Amid the escalating feud between the two countries, a Filipino MP expressed resentment against China’s “bullying and increasingly aggressive territorial expansion in the region” before demanding that the “Chinese completely vacate” the reef.
“Why are they still there? China is becoming the region’s biggest bully,” Sen. Risa Hontiveros told a media forum hosted by the
Philippine Correspondents Association of the Philippines.
“She (China) exploited a global health crisis by executing a series of coordinated incursions into the WPS and insisting her presence even after several diplomatic actions from our end,” Hontiveros said.
The senator added that the latest intrusion “shows China will do what she wants for her own selfish interest, even if it means
threatening peace and stability in the region; even if it means attacking already vulnerable countries, including the Philippines.”
The senator explained that the Philippines’ Department of National Defense (DND) had ordered all Chinese vessels to evacuate Philippine territory after over 200 ships gathered at the Julian Felipe Reef in March.
The DFA vowed to lodge a diplomatic protest every day until China’s vessels vacated the Philippines waters.
“At first, the Chinese Embassy claimed the vessels were just parking due to inclement weather. But Philippine authorities said there was no storm. Then it went as far as insisting that Julian Felipe Reef is Chinese territory. When will the lies, deception, and hypocrisy stop?” Hontiveros asked.
“Our coast guard should also immediately inspect what the Chinese vessels are doing there to see if our environmental and fisheries laws are being observed,” the senator added.
Hontiveros expressed outrage and anger at what she said was a “deliberate, reckless, and unlawful campaign of the Chinese government to use its military and economic might to deprive the Filipino people of the full use of the waters comprising the country’s EEZ and continental shelf.”
“This is a direct challenge to the international rules-based order that has maintained stability in the region for so long,” she
stressed, urging the DND to deploy more naval assets, including the coast guard, to “provide a protective umbrella for
fisherfolk who want to venture out to sea.”
Hontiveros said that the government must assure fishermen that the nation’s defense forces would be able to “safeguard their means of subsistence.”
“We cannot allow ourselves to be kicked out of our own backyard. The West Philippine Sea is part of the patrimony of the Filipino
people — our national dignity is at stake,” she said, urging the government to rethink its “allegiances.”
“We must be consistent and firm in standing up for our national interests. We should hold China accountable for the damage she has
done to fragile marine ecosystems within our EEZ,” she said.

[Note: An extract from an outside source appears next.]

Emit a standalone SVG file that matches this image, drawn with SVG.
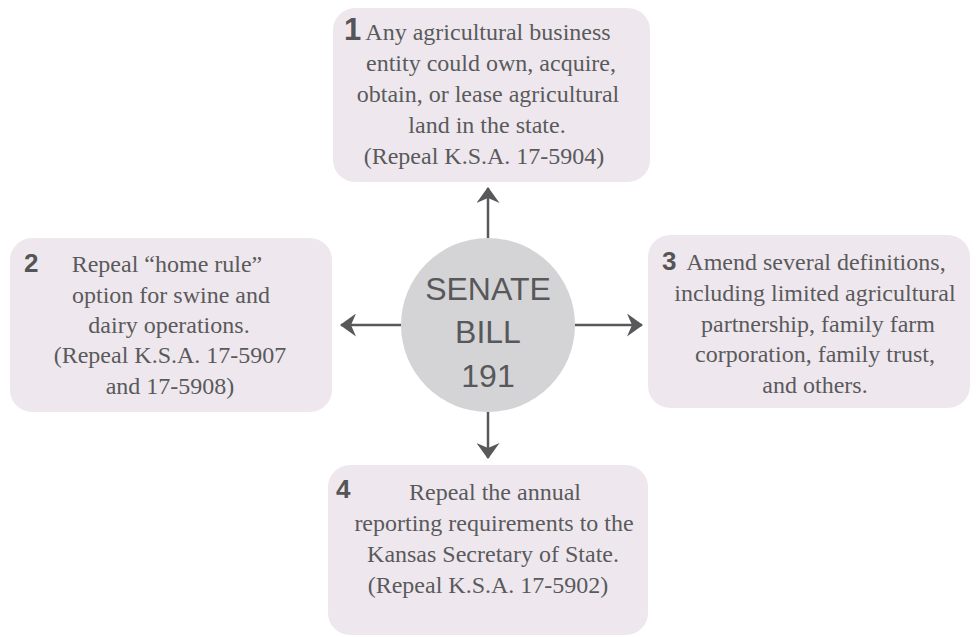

She added that the government must ensure that Philippines environmental laws, not China’s, are being implemented and enforced in the West Philippine Sea.
Hontiveros also expressed her indignation against China’s “deliberate, reckless, and unlawful campaign of the Chinese government to use its military and economic might to deprive the Filipino people of the full use of the waters comprising the country’s EEZ and continental shelf.”
“The Chinese like to tell others to refrain from irresponsible behavior, but their recent behavior has been far from honest or responsible,” she said.
Hontiveros further said that President Rodrigo Duterte’s administration should stop tolerating China’s “duplicitous strategy.”
She said that to convince Filipinos of its good intentions, China has given the country its vaccines — “possibly for free, or perhaps, as many people fear, in exchange for our waters.”
Hontiveros added: “We must not allow China to shake our hands on vaccines and procurement, but stab us in the back on the West Philippine Sea. But Malacanang has tolerated China’s duplicitous strategy.
“This isn’t how a friend treats you. This isn’t even the act of a good neighbor. China is the bully pretending to be your best friend.
It’s time to say enough is enough. Our government must rethink its current alliances — and perhaps its allegiances. We must be
consistent and firm in standing up for our national interests,” she said.